* BEGIN *
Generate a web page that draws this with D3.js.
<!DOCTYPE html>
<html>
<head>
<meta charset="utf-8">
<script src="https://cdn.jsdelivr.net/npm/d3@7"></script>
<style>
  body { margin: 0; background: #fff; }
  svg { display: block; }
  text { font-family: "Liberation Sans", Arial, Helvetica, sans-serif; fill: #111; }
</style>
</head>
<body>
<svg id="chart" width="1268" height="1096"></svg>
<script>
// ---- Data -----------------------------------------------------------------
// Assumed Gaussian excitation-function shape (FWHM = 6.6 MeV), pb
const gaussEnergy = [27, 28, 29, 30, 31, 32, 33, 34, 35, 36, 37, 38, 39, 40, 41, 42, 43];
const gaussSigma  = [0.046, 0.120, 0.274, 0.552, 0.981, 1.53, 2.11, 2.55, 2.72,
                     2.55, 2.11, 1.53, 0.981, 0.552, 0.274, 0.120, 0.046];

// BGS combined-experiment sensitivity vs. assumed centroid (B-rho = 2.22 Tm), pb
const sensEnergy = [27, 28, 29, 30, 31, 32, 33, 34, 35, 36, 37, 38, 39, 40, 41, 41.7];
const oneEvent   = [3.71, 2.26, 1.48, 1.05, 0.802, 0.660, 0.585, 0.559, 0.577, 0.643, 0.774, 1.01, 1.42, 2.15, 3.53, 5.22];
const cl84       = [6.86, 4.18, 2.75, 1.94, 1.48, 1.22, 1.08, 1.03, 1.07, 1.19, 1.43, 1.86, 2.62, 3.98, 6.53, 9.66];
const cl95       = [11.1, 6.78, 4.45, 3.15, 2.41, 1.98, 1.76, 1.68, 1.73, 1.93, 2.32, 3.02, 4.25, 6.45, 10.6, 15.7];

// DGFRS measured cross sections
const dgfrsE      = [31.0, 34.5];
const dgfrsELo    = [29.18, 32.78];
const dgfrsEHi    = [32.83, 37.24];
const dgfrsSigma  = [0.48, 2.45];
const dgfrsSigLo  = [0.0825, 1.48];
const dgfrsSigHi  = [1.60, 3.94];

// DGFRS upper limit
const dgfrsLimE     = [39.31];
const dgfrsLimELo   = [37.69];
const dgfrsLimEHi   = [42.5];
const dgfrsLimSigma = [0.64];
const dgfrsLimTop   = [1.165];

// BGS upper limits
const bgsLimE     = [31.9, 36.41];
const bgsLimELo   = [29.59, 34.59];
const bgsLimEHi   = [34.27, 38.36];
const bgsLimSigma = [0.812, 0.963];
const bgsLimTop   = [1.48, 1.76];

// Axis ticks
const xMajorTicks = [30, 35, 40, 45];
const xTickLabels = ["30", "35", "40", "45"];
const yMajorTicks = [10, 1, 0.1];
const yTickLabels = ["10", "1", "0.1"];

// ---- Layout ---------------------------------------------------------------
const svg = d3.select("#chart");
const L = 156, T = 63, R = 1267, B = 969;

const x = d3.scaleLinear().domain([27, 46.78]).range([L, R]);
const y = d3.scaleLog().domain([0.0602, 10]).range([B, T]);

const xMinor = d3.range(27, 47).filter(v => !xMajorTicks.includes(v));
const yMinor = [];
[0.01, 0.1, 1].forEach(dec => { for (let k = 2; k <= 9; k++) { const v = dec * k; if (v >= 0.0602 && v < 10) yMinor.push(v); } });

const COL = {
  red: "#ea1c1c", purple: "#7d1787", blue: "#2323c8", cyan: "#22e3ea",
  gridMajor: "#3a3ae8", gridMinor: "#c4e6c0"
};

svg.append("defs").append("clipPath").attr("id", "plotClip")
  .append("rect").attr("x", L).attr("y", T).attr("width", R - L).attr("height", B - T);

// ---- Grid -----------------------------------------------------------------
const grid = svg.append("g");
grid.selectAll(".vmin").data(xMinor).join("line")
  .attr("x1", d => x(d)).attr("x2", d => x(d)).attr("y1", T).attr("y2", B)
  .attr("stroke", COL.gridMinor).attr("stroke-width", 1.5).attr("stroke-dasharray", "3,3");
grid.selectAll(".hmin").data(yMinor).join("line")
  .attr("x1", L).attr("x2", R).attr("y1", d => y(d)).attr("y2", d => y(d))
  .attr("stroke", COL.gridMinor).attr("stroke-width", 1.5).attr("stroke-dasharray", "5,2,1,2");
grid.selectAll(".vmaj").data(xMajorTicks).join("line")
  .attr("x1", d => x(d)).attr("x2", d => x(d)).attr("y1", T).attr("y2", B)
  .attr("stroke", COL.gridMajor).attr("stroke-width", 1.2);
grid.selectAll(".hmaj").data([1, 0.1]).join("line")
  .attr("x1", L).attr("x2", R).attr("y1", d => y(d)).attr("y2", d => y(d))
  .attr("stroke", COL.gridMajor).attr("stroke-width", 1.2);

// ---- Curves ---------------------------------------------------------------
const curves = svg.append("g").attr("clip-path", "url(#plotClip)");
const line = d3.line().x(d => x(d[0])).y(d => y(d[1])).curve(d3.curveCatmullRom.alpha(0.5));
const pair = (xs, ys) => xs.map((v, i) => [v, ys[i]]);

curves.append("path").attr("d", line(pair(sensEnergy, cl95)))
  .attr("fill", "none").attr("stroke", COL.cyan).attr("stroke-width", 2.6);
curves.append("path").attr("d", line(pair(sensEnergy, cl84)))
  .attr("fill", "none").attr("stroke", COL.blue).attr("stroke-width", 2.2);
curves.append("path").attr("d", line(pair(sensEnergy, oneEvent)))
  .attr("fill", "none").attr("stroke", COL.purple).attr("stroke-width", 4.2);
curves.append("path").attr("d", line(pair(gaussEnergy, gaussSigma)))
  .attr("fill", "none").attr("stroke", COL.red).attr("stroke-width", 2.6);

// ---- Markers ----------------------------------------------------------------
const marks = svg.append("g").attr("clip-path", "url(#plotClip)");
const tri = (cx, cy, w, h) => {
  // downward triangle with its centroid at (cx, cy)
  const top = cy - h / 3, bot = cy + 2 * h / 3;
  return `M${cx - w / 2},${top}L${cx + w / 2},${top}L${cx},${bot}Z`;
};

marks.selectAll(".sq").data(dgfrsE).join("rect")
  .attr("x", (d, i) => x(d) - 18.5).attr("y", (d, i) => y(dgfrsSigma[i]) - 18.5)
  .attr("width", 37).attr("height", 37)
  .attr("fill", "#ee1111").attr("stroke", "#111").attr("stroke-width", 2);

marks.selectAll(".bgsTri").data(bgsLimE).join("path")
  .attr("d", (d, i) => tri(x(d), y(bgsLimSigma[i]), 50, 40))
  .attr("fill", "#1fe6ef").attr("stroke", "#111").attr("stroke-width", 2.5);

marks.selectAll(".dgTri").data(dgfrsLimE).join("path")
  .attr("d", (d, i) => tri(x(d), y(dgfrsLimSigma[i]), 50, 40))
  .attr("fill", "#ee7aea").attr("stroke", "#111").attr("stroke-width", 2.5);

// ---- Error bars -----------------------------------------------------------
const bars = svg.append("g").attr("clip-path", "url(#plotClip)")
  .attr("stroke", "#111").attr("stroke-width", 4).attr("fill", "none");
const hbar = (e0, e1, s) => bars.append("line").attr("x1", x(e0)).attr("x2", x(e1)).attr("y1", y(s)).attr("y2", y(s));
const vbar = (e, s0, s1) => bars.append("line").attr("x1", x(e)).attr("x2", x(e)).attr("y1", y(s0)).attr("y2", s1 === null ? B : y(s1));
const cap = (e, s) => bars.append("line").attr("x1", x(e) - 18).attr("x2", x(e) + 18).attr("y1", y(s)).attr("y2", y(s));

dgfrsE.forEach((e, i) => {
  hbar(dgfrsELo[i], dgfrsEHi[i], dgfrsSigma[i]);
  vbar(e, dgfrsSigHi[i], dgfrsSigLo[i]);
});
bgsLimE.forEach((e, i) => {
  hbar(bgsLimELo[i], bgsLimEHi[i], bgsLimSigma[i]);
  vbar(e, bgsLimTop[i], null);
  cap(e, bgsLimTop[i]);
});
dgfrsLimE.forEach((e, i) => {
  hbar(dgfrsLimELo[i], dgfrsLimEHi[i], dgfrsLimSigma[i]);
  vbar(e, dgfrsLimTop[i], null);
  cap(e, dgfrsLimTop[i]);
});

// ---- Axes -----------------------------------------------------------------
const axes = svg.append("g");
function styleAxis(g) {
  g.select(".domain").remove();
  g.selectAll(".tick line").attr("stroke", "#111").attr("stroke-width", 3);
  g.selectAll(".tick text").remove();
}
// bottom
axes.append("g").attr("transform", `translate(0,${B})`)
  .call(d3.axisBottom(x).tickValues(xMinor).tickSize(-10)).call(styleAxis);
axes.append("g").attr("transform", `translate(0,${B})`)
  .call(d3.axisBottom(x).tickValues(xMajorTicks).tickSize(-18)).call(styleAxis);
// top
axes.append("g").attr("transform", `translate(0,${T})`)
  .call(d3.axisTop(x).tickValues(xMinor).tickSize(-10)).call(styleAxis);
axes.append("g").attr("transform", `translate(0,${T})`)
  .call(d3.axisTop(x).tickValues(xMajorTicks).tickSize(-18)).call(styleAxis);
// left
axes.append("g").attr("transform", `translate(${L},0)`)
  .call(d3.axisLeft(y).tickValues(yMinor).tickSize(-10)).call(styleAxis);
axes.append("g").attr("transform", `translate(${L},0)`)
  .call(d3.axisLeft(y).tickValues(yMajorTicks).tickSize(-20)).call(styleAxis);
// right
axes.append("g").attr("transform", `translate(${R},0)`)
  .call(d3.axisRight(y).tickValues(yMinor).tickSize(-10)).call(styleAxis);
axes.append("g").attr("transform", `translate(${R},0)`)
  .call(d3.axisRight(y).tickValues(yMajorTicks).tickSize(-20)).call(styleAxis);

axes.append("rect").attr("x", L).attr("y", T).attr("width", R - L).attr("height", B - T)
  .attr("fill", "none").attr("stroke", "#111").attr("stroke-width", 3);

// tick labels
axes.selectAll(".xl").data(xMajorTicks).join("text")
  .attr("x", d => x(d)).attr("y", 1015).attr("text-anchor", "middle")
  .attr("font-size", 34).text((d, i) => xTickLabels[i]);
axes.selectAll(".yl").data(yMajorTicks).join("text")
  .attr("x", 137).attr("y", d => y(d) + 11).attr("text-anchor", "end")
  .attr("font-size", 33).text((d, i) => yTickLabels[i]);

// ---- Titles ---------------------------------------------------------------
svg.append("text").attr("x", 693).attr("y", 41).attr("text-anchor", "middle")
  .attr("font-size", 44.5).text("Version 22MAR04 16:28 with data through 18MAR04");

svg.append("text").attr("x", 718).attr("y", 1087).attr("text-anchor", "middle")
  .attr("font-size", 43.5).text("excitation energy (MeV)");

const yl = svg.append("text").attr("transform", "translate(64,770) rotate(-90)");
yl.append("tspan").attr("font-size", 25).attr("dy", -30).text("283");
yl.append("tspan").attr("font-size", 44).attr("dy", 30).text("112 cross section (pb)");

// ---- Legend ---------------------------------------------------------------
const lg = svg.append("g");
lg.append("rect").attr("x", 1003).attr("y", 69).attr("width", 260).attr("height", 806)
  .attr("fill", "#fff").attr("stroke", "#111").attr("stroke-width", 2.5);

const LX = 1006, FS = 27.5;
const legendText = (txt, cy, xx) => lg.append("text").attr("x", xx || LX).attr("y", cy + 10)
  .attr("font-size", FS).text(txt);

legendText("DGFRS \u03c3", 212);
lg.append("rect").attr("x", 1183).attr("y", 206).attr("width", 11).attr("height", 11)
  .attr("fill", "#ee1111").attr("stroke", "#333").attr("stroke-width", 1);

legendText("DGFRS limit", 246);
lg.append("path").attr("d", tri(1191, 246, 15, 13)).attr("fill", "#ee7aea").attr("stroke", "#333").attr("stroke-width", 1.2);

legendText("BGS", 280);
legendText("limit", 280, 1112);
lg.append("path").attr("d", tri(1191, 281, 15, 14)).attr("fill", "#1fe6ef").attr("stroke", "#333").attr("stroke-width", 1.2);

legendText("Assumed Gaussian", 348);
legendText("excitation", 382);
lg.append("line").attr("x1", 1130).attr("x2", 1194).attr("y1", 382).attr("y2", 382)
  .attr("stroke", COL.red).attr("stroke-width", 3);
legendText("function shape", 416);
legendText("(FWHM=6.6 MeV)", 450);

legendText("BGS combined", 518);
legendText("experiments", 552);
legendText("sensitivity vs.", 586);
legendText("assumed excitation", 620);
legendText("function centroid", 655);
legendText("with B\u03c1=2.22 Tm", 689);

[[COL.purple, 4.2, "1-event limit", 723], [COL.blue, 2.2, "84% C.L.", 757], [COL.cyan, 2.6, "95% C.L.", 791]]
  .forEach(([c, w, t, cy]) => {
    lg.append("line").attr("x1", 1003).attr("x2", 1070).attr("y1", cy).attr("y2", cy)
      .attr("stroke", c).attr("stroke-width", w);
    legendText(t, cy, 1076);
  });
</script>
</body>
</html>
* END *
* BEGIN *
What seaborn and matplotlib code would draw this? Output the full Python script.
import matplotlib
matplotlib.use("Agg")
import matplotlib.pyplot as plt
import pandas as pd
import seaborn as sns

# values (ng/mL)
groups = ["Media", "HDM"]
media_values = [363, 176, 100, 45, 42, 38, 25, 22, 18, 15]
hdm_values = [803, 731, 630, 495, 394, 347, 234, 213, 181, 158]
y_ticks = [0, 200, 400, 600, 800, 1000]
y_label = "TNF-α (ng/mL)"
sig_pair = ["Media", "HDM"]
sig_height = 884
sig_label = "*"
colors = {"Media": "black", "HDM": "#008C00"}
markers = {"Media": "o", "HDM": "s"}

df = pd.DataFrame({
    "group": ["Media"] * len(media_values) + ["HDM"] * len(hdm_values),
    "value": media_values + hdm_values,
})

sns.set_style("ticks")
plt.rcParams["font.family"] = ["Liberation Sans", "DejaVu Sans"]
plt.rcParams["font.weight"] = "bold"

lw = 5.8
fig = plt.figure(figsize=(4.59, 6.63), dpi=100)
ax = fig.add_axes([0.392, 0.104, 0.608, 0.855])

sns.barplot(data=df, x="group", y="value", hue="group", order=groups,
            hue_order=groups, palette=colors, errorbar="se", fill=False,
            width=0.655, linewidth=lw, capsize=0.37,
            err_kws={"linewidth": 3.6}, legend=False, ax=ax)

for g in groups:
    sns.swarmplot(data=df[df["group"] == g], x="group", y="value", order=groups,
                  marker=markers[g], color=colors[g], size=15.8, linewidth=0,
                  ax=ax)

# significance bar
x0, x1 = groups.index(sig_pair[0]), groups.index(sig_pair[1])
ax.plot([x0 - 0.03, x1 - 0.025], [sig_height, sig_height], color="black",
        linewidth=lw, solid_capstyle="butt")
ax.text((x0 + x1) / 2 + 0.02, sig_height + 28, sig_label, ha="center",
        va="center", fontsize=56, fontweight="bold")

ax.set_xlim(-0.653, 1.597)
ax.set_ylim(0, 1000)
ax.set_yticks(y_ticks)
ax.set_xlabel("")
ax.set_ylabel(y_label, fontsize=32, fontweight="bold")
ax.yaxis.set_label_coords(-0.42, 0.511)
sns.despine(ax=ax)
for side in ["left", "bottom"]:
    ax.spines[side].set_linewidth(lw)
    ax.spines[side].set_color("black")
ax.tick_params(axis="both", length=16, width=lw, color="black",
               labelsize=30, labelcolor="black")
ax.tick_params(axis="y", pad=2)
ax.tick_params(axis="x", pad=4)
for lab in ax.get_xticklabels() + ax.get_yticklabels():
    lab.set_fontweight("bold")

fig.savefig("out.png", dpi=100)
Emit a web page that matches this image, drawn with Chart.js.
* END *
» What you need to do
Return exactly, and only, the lines from the one containing "What seaborn and" down to the one containing "import seaborn as sns", with both of those lines included.

» Written answer
What seaborn and matplotlib code would draw this? Output the full Python script.
import matplotlib
matplotlib.use("Agg")
import matplotlib.pyplot as plt
import pandas as pd
import seaborn as sns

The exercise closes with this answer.